Starting with the first line below, extract each line through the one that contains "for (var m = 0;", inclusive, excluding pictures.

____

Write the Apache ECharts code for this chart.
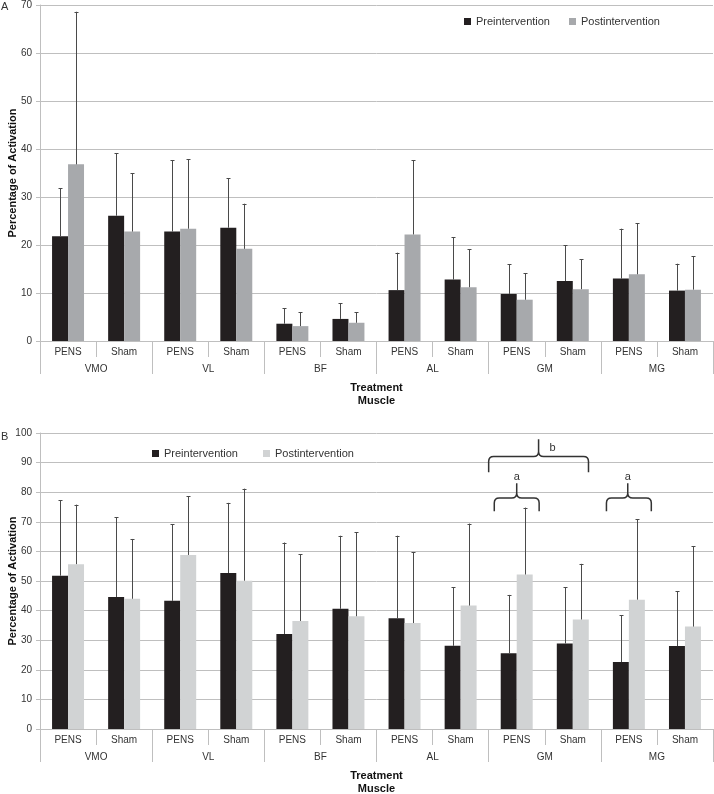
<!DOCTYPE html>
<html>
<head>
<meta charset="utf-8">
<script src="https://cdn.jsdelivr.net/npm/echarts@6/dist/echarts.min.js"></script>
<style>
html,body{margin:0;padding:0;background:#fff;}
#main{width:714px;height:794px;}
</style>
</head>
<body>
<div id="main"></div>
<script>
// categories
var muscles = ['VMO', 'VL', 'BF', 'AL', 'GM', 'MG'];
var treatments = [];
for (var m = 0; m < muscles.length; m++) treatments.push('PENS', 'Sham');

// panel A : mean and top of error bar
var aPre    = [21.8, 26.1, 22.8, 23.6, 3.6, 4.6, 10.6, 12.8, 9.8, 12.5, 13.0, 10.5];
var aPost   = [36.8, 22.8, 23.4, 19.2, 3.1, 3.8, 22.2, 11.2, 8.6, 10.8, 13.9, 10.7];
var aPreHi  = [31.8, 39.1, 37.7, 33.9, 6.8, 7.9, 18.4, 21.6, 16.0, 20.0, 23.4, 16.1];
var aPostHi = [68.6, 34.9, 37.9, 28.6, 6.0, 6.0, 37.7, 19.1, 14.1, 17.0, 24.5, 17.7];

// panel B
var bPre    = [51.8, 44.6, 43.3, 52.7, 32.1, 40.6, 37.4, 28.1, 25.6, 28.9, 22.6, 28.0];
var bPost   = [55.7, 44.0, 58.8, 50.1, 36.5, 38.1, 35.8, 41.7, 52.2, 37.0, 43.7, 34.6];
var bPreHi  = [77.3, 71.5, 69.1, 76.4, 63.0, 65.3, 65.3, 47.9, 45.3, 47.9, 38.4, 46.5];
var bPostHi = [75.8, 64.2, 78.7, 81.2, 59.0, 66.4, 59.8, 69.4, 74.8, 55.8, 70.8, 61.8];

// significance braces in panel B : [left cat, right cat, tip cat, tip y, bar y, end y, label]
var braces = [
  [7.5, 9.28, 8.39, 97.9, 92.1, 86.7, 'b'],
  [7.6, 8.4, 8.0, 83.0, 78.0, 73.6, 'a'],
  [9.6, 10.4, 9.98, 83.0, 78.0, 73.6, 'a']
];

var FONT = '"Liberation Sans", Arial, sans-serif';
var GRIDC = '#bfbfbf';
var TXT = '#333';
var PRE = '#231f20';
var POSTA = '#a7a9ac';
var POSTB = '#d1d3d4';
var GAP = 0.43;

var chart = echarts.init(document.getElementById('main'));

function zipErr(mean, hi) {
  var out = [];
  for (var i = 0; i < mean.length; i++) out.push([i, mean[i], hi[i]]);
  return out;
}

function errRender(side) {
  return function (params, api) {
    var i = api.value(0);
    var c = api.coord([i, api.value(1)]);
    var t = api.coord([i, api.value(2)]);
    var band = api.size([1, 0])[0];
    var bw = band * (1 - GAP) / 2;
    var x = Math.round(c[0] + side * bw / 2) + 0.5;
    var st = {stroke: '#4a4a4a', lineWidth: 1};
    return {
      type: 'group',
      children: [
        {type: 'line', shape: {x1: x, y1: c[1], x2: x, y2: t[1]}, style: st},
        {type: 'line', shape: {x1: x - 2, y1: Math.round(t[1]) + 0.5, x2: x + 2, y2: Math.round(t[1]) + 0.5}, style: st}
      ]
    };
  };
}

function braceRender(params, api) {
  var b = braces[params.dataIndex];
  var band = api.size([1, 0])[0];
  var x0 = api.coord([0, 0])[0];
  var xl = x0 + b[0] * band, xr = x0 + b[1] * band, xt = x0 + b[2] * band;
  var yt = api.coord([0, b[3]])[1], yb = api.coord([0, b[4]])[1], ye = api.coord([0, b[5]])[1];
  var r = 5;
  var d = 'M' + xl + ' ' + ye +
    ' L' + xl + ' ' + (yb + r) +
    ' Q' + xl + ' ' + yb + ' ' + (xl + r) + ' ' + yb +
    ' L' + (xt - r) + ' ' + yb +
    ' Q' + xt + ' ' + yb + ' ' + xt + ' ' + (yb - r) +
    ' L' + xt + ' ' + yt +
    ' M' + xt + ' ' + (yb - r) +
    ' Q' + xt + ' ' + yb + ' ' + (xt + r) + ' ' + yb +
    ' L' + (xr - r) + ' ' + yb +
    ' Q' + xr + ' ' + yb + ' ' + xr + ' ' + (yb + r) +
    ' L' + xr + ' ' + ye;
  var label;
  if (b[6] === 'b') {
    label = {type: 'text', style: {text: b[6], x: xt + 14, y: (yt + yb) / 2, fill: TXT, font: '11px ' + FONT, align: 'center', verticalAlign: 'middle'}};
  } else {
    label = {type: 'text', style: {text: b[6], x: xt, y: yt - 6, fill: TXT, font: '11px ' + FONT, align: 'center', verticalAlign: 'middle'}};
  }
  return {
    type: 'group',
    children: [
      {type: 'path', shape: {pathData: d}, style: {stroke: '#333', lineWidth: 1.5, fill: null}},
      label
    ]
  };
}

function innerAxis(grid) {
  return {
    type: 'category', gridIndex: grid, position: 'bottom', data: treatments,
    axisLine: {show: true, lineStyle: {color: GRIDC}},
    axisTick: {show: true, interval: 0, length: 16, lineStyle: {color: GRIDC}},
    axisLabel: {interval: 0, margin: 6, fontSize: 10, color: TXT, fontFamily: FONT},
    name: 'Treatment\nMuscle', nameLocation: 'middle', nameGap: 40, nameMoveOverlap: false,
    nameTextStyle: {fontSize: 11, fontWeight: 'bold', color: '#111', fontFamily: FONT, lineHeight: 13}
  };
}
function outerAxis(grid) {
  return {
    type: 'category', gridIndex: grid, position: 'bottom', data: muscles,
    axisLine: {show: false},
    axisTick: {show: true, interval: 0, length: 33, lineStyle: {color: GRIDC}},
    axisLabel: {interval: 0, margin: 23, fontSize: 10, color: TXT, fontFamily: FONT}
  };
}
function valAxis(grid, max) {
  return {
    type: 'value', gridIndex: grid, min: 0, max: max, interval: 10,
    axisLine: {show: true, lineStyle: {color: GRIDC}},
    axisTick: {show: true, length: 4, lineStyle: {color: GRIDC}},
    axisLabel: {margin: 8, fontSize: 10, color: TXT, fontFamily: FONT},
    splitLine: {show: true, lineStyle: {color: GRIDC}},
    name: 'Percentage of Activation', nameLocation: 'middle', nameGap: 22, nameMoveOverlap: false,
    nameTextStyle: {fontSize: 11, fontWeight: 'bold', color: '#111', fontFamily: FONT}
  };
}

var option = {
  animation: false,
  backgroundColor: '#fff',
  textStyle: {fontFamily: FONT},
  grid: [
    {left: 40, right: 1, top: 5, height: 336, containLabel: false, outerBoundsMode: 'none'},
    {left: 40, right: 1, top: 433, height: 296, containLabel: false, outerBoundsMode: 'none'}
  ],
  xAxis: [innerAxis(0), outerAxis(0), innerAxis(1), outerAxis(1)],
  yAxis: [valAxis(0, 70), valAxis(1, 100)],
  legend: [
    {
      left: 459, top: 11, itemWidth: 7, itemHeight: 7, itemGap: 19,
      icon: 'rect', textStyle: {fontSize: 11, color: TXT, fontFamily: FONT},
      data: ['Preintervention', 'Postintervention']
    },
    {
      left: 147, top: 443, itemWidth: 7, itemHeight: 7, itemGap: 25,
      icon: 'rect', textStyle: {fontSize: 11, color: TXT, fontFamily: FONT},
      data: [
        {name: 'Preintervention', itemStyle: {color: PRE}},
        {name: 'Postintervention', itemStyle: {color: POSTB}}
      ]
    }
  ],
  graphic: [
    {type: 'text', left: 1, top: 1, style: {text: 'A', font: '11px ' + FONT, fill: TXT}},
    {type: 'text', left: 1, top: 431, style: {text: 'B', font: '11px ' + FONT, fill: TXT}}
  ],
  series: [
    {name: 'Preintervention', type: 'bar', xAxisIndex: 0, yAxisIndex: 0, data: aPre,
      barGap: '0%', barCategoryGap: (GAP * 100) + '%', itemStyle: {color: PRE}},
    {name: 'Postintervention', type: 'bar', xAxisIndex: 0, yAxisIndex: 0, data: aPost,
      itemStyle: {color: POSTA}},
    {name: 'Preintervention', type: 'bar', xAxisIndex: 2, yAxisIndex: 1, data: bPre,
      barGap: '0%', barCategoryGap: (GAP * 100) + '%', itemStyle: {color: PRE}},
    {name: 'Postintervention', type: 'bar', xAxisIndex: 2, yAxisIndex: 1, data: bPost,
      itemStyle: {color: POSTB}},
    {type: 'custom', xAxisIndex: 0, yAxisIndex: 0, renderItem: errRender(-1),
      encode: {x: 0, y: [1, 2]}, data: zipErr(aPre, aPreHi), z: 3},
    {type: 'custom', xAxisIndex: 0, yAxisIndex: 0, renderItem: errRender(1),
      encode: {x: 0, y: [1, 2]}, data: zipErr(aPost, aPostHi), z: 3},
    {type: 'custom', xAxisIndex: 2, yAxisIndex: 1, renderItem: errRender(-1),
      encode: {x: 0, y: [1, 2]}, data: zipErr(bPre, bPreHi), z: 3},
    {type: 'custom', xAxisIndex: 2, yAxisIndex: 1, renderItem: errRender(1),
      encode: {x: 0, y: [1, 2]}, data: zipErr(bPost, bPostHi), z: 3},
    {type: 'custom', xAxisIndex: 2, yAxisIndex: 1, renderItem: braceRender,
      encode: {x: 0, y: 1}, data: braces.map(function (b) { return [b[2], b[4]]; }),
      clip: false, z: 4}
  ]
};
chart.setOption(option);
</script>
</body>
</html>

____

Written response>
Write the Apache ECharts code for this chart.
<!DOCTYPE html>
<html>
<head>
<meta charset="utf-8">
<script src="https://cdn.jsdelivr.net/npm/echarts@6/dist/echarts.min.js"></script>
<style>
html,body{margin:0;padding:0;background:#fff;}
#main{width:714px;height:794px;}
</style>
</head>
<body>
<div id="main"></div>
<script>
// categories
var muscles = ['VMO', 'VL', 'BF', 'AL', 'GM', 'MG'];
var treatments = [];
for (var m = 0; m < muscles.length; m++) treatments.push('PENS', 'Sham');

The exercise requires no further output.